# DATA EXCERPT
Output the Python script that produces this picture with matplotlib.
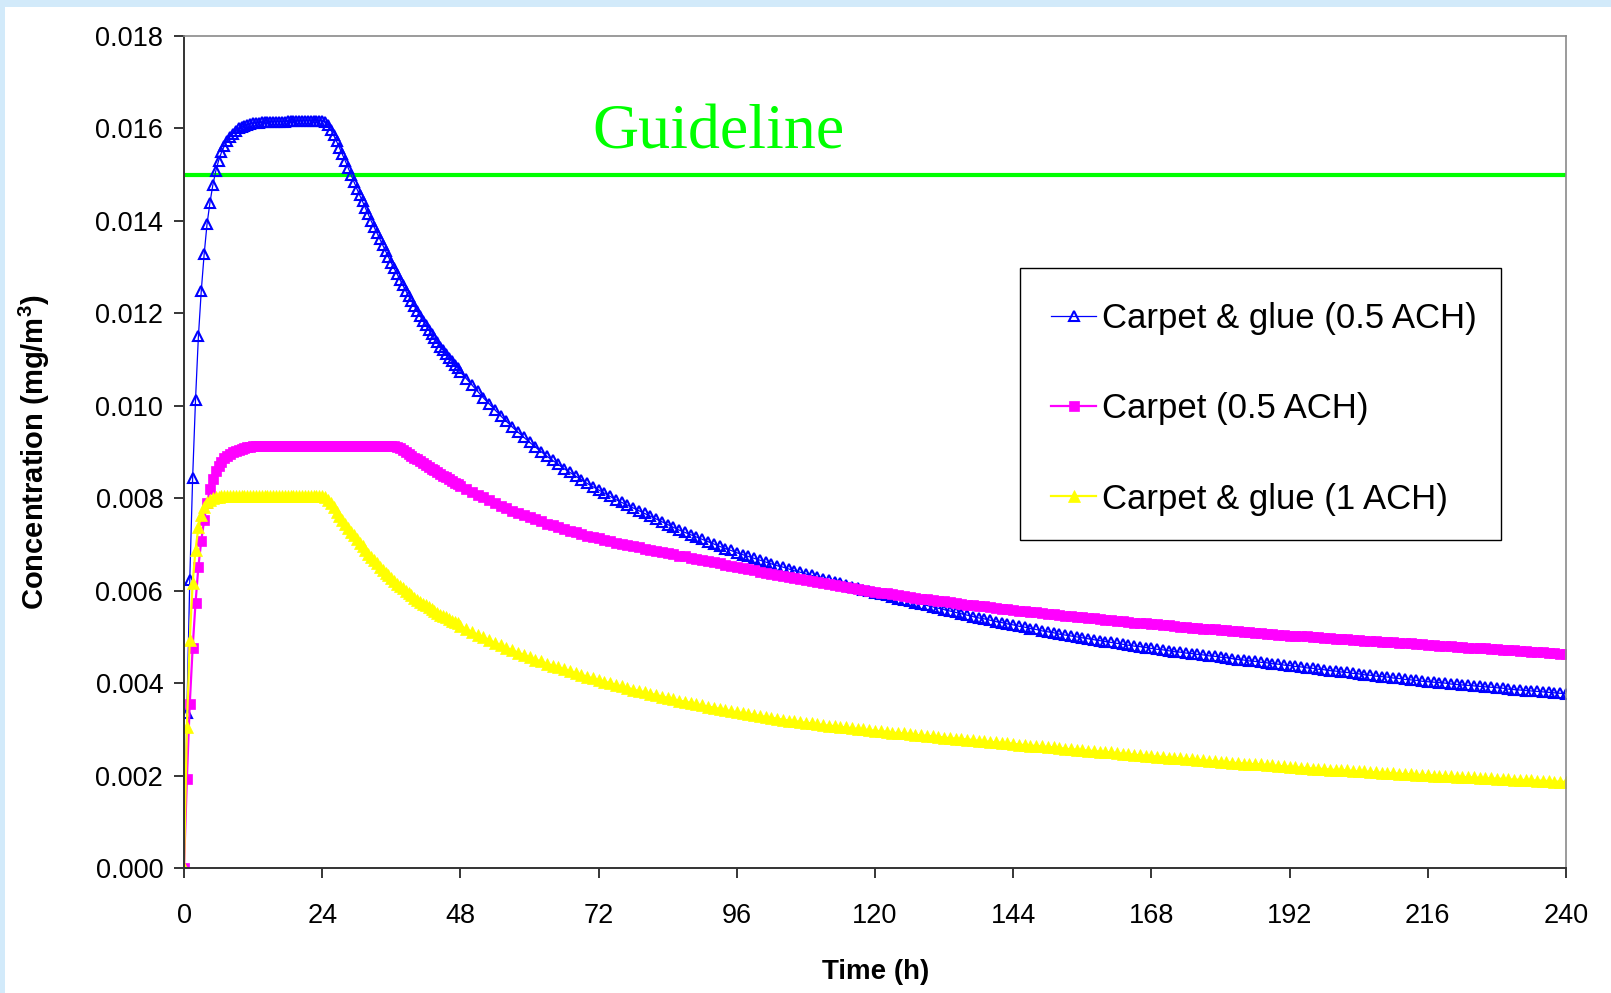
"""Indoor concentration after installing carpet, with and without glue."""

import matplotlib

matplotlib.use("Agg")
matplotlib.rcParams.update({
    "font.family": ["Liberation Sans", "DejaVu Sans"],
    "mathtext.fontset": "custom",
    "mathtext.rm": "Liberation Sans",
    "mathtext.bf": "Liberation Sans:bold",
})

import matplotlib.pyplot as plt
import numpy as np
from matplotlib.patches import Rectangle

# sample times (h): half-hourly up to 47.5 h, hourly from 48 h to 240 h
hours_fine = np.arange(0, 48, 0.5)
hours_coarse = np.arange(48, 241, 1)

# concentrations in units of 1e-5 mg/m3
glue_05_fine = [
    0, 335, 622, 844, 1013, 1150, 1249, 1328, 1393, 1439, 1477, 1507, 1530,
    1548, 1562, 1573, 1582, 1589, 1595, 1600, 1603, 1606, 1608, 1610, 1611,
    1612, 1612, 1613, 1613, 1614, 1614, 1614, 1615, 1615, 1615, 1615, 1616,
    1616, 1616, 1616, 1616, 1616, 1617, 1617, 1617, 1617, 1617, 1617, 1617,
    1614, 1607, 1597, 1585, 1572, 1558, 1544, 1530, 1515, 1500,
    1485, 1470, 1456, 1442, 1428, 1414, 1400, 1387, 1374, 1361,
    1348, 1335, 1322, 1309, 1297, 1285, 1273, 1261, 1249, 1238,
    1227, 1216, 1205, 1194, 1184, 1174, 1164, 1155, 1146, 1137,
    1128, 1120, 1112, 1104, 1096, 1089, 1082,
]
glue_05_coarse = [
    1073, 1059, 1045, 1031, 1017, 1004, 991, 978, 966, 954,
    943, 932, 921, 911, 901, 891, 882, 873, 864, 856,
    848, 840, 832, 825, 818, 811, 804, 797, 791, 785,
    779, 773, 767, 761, 755, 749, 743, 737, 731, 726,
    721, 716, 711, 706, 701, 696, 691, 687, 682, 678,
    674, 670, 666,
    662, 658, 654, 651, 647, 643, 640, 636, 633, 629,
    626, 622, 619, 616, 612, 609, 606, 602, 599, 596,
    593, 590, 586, 583, 580, 577, 574, 571, 568, 565,
    562, 559, 556, 553, 550, 547, 544, 541, 539, 536,
    533, 531, 528, 526, 523, 521, 518, 516, 513, 511,
    509, 506, 504, 502, 500, 498, 496, 494, 492, 490,
    488, 486, 484, 482, 480, 479, 477, 475, 473, 472,
    470, 468, 467, 465, 464, 462, 461, 459, 458, 456,
    455, 453, 451, 450, 448, 447, 445, 444, 442, 441,
    439, 438, 436, 435, 433, 432, 430, 429, 427, 426,
    424, 423, 421, 420, 418, 417, 415, 414, 413, 411,
    410, 408, 407, 406, 404, 403, 402, 401, 400, 398,
    397, 396, 395, 394, 393, 392, 391, 390, 389, 387,
    386, 385, 384, 383, 382, 381, 380, 379, 378, 377,
]

carpet_05_fine = [
    0, 193, 355, 476, 574, 652, 708, 753, 790, 820, 842, 858, 870,
    879, 886, 892, 896, 899, 902, 905, 907, 909, 910, 911, 912,
    913, 913, 913, 913, 913, 913, 913, 913,
    913, 913, 913, 913, 913, 913, 913, 913,
    914, 914, 914, 914, 914, 914, 914, 914, 914, 914, 914, 914, 914, 914, 914, 914,
    914, 914, 914, 914, 914, 914, 914, 914, 914, 914, 914, 914, 914, 914, 914, 914,
    913, 911, 908, 904, 900, 896, 892, 888, 884, 880,
    876, 872, 868, 864, 860, 856, 852, 848, 845, 841,
    838, 834, 831,
]
carpet_05_coarse = [
    827, 820, 814, 808, 802, 796, 790, 784, 779, 773,
    768, 763, 759, 754, 750, 745, 741, 737, 733, 729,
    726, 723, 719, 716, 713, 710, 707, 704, 702, 699,
    696, 694, 691, 689, 686, 684, 681, 679, 676, 674,
    671, 669, 666, 664, 661, 659, 656, 654, 651, 649,
    646, 644, 641,
    639, 637, 634, 632, 630, 628, 625, 623, 621, 619,
    617, 615, 612, 610, 608, 606, 604, 602, 600, 598,
    596, 594, 593, 591, 589, 587, 585, 583, 582, 580,
    578, 577, 575, 573, 572, 570, 569, 567, 566, 564,
    563, 561, 560, 558, 557, 555, 554, 553, 551, 550,
    549, 547, 546, 545, 544, 542, 541, 540, 539, 537,
    536, 535, 534, 533, 531, 530, 529, 528, 527, 526,
    525, 524, 522, 521, 520, 519, 518, 517, 516, 515,
    514, 513, 512, 511, 510, 509, 508, 507, 506, 505,
    504, 503, 502, 502, 501, 500, 499, 498, 497, 496,
    496, 495, 494, 493, 492, 491, 491, 490, 489, 488,
    487, 486, 486, 485, 484, 483, 482, 481, 481, 480,
    479, 478, 477, 477, 476, 475, 474, 473, 472, 472,
    471, 470, 469, 468, 468, 467, 466, 465, 464, 463,
]

glue_1_fine = [
    0, 306, 494, 616, 688, 737, 764, 782, 792, 797, 800, 802, 803,
    804, 804, 805, 805, 805, 805, 805, 805, 805, 805, 805, 805,
    805, 805, 805, 805, 805, 805, 805, 805, 805, 805, 805, 805,
    805, 805, 805, 805, 805, 805, 805, 805, 805, 805, 805, 805,
    803, 797, 789, 780, 771, 762, 753, 744, 736, 728,
    720, 712, 704, 696, 688, 680, 673, 666, 659, 652,
    645, 639, 633, 627, 621, 615, 610, 605, 600, 595,
    590, 585, 580, 576, 572, 568, 564, 560, 556, 552,
    548, 545, 542, 538, 535, 532, 529,
]
glue_1_coarse = [
    524, 517, 511, 505, 499, 493, 487, 482, 476, 471,
    466, 461, 456, 451, 447, 442, 438, 434, 430, 426,
    422, 418, 414, 410, 407, 403, 400, 396, 393, 390,
    386, 383, 380, 377, 374, 371, 368, 365, 362, 360,
    357, 354, 352, 349, 347, 344, 342, 339, 337, 335,
    333, 331, 329,
    327, 325, 323, 321, 319, 318, 316, 314, 313, 311,
    309, 308, 307, 305, 304, 302, 301, 300, 298, 297,
    296, 295, 293, 292, 291, 290, 288, 287, 286, 285,
    284, 282, 281, 280, 279, 278, 277, 275, 274, 273,
    272, 271, 270, 269, 267, 266, 265, 264, 263, 262,
    261, 260, 258, 257, 256, 255, 254, 253, 252, 251,
    250, 249, 247, 246, 245, 244, 243, 242, 241, 240,
    239, 238, 237, 236, 235, 234, 233, 232, 231, 230,
    229, 228, 227, 226, 225, 225, 224, 223, 222, 221,
    220, 219, 218, 217, 216, 215, 215, 214, 213, 212,
    212, 211, 210, 209, 209, 208, 207, 206, 206, 205,
    204, 203, 203, 202, 201, 201, 200, 199, 199, 198,
    197, 197, 196, 196, 195, 194, 194, 193, 193, 192,
    191, 191, 190, 190, 189, 189, 188, 187, 187, 186,
]

GUIDELINE = 0.015
SCALE = 1e-5

hours = np.concatenate([hours_fine, hours_coarse])
series = [
    ("Carpet & glue (0.5 ACH)", glue_05_fine + glue_05_coarse),
    ("Carpet (0.5 ACH)", carpet_05_fine + carpet_05_coarse),
    ("Carpet & glue (1 ACH)", glue_1_fine + glue_1_coarse),
]
for name, values in series:
    print(name, len(values), len(hours))

W, H = 1611, 993
fig = plt.figure(figsize=(W / 100, H / 100), dpi=100, facecolor="white")
# light blue frame strips along the top and left edge
fig.patches.append(Rectangle((0, 1 - 7 / H), 1, 7 / H, transform=fig.transFigure,
                             facecolor="#D2EAFA", edgecolor="none", zorder=-5))
fig.patches.append(Rectangle((0, 0), 5 / W, 1, transform=fig.transFigure,
                             facecolor="#D2EAFA", edgecolor="none", zorder=-5))

ax = fig.add_axes([184 / W, 1 - 868 / H, (1566 - 184) / W, (868 - 36) / H])

styles = [
    dict(color="#0000FF", lw=0.9, marker="^", ms=6.9, mfc="none",
         mec="#0000FF", mew=1.5),
    dict(color="#FF00FF", lw=1.6, marker="s", ms=7.9, mfc="#FF00FF",
         mec="#FF00FF", mew=0.5),
    dict(color="#FFFF00", lw=1.6, marker="^", ms=9.1, mfc="#FFFF00",
         mec="#FFFF00", mew=0.5),
]
for (name, values), style in zip(series, styles):
    ax.plot(hours, np.array(values) * SCALE, label=name, **style)

ax.axhline(GUIDELINE, color="#00FF00", lw=3.0, zorder=1)
ax.text(71.0, 0.01556, "Guideline", fontsize=46, color="#00FF00",
        family="Liberation Serif", va="baseline", ha="left")

ax.set_xlim(0, 240)
ax.set_ylim(0, 0.018)
ax.set_xticks(np.arange(0, 241, 24))
ax.set_yticks(np.arange(0, 0.0181, 0.002))
ax.yaxis.set_major_formatter(matplotlib.ticker.FormatStrFormatter("%.3f"))
ax.tick_params(axis="both", direction="out", length=7, width=1.1,
               labelsize=19.5, colors="black")
ax.tick_params(axis="x", pad=18)
ax.tick_params(axis="y", pad=8)
for side in ("left", "bottom"):
    ax.spines[side].set_color("#333333")
    ax.spines[side].set_linewidth(1.4)
for side in ("top", "right"):
    ax.spines[side].set_color("#8A8A8A")
    ax.spines[side].set_linewidth(1.2)

fig.text(34 / W, 1 - 452 / H, r"Concentration (mg/m$\mathbf{^3}$)",
         rotation=90, fontsize=21, fontweight="bold", ha="center", va="center")
fig.text(876 / W, 1 - 972 / H, "Time (h)", fontsize=20, fontweight="bold",
         ha="center", va="center")

# legend box drawn separately so its padding can match the original
ax.add_patch(Rectangle((1020 / W, 1 - 540 / H), (1501 - 1020) / W, (540 - 268) / H,
                       transform=fig.transFigure, facecolor="white",
                       edgecolor="black", linewidth=1.0, zorder=4, clip_on=False))
legend = ax.legend(loc="upper left", bbox_to_anchor=(1051 / W, 1 - 302 / H),
                   bbox_transform=fig.transFigure, fontsize=25, frameon=False,
                   handlelength=1.3, handletextpad=0.16, labelspacing=1.65,
                   borderpad=0, borderaxespad=0, numpoints=1)
legend.set_zorder(5)

fig.savefig("out.png", dpi=100, facecolor="white")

# THE TASK
Restate the data word for word from its first line through the line with "from matplotlib.patches import Rectangle", leaving out any picture along the way.

# EXERCISE OUTPUT
Output the Python script that produces this picture with matplotlib.
"""Indoor concentration after installing carpet, with and without glue."""

import matplotlib

matplotlib.use("Agg")
matplotlib.rcParams.update({
    "font.family": ["Liberation Sans", "DejaVu Sans"],
    "mathtext.fontset": "custom",
    "mathtext.rm": "Liberation Sans",
    "mathtext.bf": "Liberation Sans:bold",
})

import matplotlib.pyplot as plt
import numpy as np
from matplotlib.patches import Rectangle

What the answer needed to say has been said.